- _Given data_
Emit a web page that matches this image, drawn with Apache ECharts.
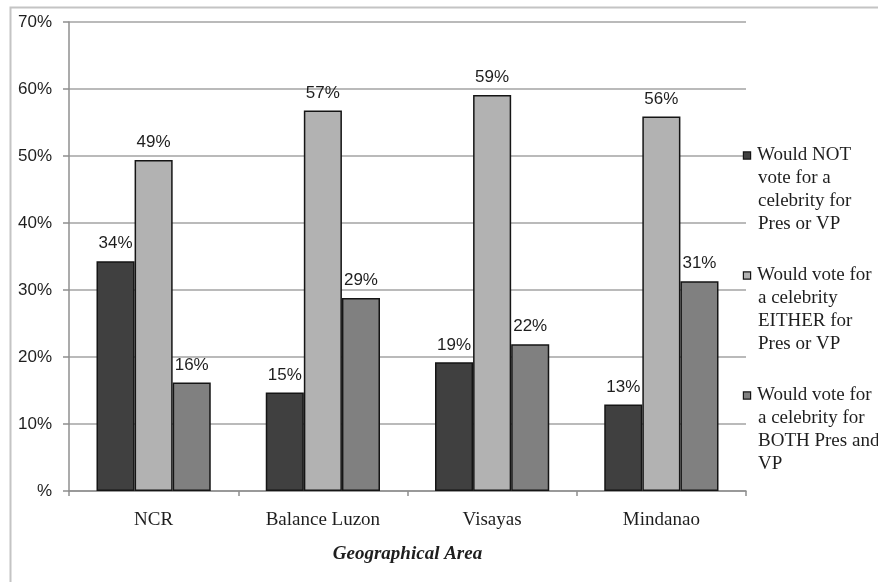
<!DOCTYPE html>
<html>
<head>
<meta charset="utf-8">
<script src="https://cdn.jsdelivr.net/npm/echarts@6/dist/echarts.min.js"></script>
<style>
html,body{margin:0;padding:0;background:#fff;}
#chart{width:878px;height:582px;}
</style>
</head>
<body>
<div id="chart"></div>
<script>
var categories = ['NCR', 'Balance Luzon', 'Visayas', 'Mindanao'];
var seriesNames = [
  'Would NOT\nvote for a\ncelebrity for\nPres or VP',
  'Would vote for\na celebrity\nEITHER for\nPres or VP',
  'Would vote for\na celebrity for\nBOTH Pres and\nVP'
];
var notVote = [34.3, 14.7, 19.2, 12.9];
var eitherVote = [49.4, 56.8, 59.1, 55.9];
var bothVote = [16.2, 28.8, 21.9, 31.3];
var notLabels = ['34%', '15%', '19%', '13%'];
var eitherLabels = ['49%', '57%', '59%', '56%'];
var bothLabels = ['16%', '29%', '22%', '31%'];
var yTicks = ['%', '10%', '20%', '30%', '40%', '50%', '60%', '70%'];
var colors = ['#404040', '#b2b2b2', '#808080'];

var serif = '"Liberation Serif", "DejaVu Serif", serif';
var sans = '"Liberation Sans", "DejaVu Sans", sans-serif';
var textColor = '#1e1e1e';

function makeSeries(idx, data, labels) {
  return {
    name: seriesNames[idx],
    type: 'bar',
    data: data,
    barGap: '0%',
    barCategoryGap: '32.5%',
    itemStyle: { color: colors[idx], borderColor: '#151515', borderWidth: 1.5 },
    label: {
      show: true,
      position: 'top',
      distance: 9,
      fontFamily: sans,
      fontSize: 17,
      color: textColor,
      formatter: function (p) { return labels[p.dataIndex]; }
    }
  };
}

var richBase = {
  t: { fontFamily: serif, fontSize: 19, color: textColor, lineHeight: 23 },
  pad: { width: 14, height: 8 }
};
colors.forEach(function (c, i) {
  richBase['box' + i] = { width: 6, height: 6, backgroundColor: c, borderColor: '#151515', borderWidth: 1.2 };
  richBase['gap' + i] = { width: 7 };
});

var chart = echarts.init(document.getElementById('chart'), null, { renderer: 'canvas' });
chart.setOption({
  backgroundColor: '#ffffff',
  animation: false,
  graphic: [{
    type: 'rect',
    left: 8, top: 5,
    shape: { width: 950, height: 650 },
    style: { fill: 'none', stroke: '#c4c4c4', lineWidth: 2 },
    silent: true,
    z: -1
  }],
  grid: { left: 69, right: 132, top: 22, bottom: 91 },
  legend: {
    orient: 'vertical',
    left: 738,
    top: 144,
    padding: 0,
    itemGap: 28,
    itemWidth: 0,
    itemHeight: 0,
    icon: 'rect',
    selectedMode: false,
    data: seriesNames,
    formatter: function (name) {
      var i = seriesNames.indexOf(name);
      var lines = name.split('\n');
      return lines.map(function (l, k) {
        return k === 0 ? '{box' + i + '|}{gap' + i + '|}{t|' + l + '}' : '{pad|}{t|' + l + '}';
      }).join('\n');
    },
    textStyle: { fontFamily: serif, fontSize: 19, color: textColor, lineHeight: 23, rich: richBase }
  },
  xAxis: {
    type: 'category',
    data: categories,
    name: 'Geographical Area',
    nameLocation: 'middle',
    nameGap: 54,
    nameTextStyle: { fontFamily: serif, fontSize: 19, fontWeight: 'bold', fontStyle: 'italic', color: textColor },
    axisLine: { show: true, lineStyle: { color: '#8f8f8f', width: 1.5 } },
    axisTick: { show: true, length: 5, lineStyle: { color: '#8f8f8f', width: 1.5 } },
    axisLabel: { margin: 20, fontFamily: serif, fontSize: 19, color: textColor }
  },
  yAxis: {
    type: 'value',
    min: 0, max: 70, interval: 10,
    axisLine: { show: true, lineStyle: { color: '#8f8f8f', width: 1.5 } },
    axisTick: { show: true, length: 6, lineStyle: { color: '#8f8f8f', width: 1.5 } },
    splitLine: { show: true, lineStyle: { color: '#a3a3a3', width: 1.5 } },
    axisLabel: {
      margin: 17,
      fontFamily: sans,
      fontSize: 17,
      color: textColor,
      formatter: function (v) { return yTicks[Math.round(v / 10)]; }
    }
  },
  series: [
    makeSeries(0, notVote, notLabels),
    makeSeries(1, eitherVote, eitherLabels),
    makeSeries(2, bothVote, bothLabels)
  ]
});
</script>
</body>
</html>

- _The exercise_
In the copy, include no pictures; restate the listing above exactly.

- _Final answer_
Emit a web page that matches this image, drawn with Apache ECharts.
<!DOCTYPE html>
<html>
<head>
<meta charset="utf-8">
<script src="https://cdn.jsdelivr.net/npm/echarts@6/dist/echarts.min.js"></script>
<style>
html,body{margin:0;padding:0;background:#fff;}
#chart{width:878px;height:582px;}
</style>
</head>
<body>
<div id="chart"></div>
<script>
var categories = ['NCR', 'Balance Luzon', 'Visayas', 'Mindanao'];
var seriesNames = [
  'Would NOT\nvote for a\ncelebrity for\nPres or VP',
  'Would vote for\na celebrity\nEITHER for\nPres or VP',
  'Would vote for\na celebrity for\nBOTH Pres and\nVP'
];
var notVote = [34.3, 14.7, 19.2, 12.9];
var eitherVote = [49.4, 56.8, 59.1, 55.9];
var bothVote = [16.2, 28.8, 21.9, 31.3];
var notLabels = ['34%', '15%', '19%', '13%'];
var eitherLabels = ['49%', '57%', '59%', '56%'];
var bothLabels = ['16%', '29%', '22%', '31%'];
var yTicks = ['%', '10%', '20%', '30%', '40%', '50%', '60%', '70%'];
var colors = ['#404040', '#b2b2b2', '#808080'];

var serif = '"Liberation Serif", "DejaVu Serif", serif';
var sans = '"Liberation Sans", "DejaVu Sans", sans-serif';
var textColor = '#1e1e1e';

function makeSeries(idx, data, labels) {
  return {
    name: seriesNames[idx],
    type: 'bar',
    data: data,
    barGap: '0%',
    barCategoryGap: '32.5%',
    itemStyle: { color: colors[idx], borderColor: '#151515', borderWidth: 1.5 },
    label: {
      show: true,
      position: 'top',
      distance: 9,
      fontFamily: sans,
      fontSize: 17,
      color: textColor,
      formatter: function (p) { return labels[p.dataIndex]; }
    }
  };
}

var richBase = {
  t: { fontFamily: serif, fontSize: 19, color: textColor, lineHeight: 23 },
  pad: { width: 14, height: 8 }
};
colors.forEach(function (c, i) {
  richBase['box' + i] = { width: 6, height: 6, backgroundColor: c, borderColor: '#151515', borderWidth: 1.2 };
  richBase['gap' + i] = { width: 7 };
});

var chart = echarts.init(document.getElementById('chart'), null, { renderer: 'canvas' });
chart.setOption({
  backgroundColor: '#ffffff',
  animation: false,
  graphic: [{
    type: 'rect',
    left: 8, top: 5,
    shape: { width: 950, height: 650 },
    style: { fill: 'none', stroke: '#c4c4c4', lineWidth: 2 },
    silent: true,
    z: -1
  }],
  grid: { left: 69, right: 132, top: 22, bottom: 91 },
  legend: {
    orient: 'vertical',
    left: 738,
    top: 144,
    padding: 0,
    itemGap: 28,
    itemWidth: 0,
    itemHeight: 0,
    icon: 'rect',
    selectedMode: false,
    data: seriesNames,
    formatter: function (name) {
      var i = seriesNames.indexOf(name);
      var lines = name.split('\n');
      return lines.map(function (l, k) {
        return k === 0 ? '{box' + i + '|}{gap' + i + '|}{t|' + l + '}' : '{pad|}{t|' + l + '}';
      }).join('\n');
    },
    textStyle: { fontFamily: serif, fontSize: 19, color: textColor, lineHeight: 23, rich: richBase }
  },
  xAxis: {
    type: 'category',
    data: categories,
    name: 'Geographical Area',
    nameLocation: 'middle',
    nameGap: 54,
    nameTextStyle: { fontFamily: serif, fontSize: 19, fontWeight: 'bold', fontStyle: 'italic', color: textColor },
    axisLine: { show: true, lineStyle: { color: '#8f8f8f', width: 1.5 } },
    axisTick: { show: true, length: 5, lineStyle: { color: '#8f8f8f', width: 1.5 } },
    axisLabel: { margin: 20, fontFamily: serif, fontSize: 19, color: textColor }
  },
  yAxis: {
    type: 'value',
    min: 0, max: 70, interval: 10,
    axisLine: { show: true, lineStyle: { color: '#8f8f8f', width: 1.5 } },
    axisTick: { show: true, length: 6, lineStyle: { color: '#8f8f8f', width: 1.5 } },
    splitLine: { show: true, lineStyle: { color: '#a3a3a3', width: 1.5 } },
    axisLabel: {
      margin: 17,
      fontFamily: sans,
      fontSize: 17,
      color: textColor,
      formatter: function (v) { return yTicks[Math.round(v / 10)]; }
    }
  },
  series: [
    makeSeries(0, notVote, notLabels),
    makeSeries(1, eitherVote, eitherLabels),
    makeSeries(2, bothVote, bothLabels)
  ]
});
</script>
</body>
</html>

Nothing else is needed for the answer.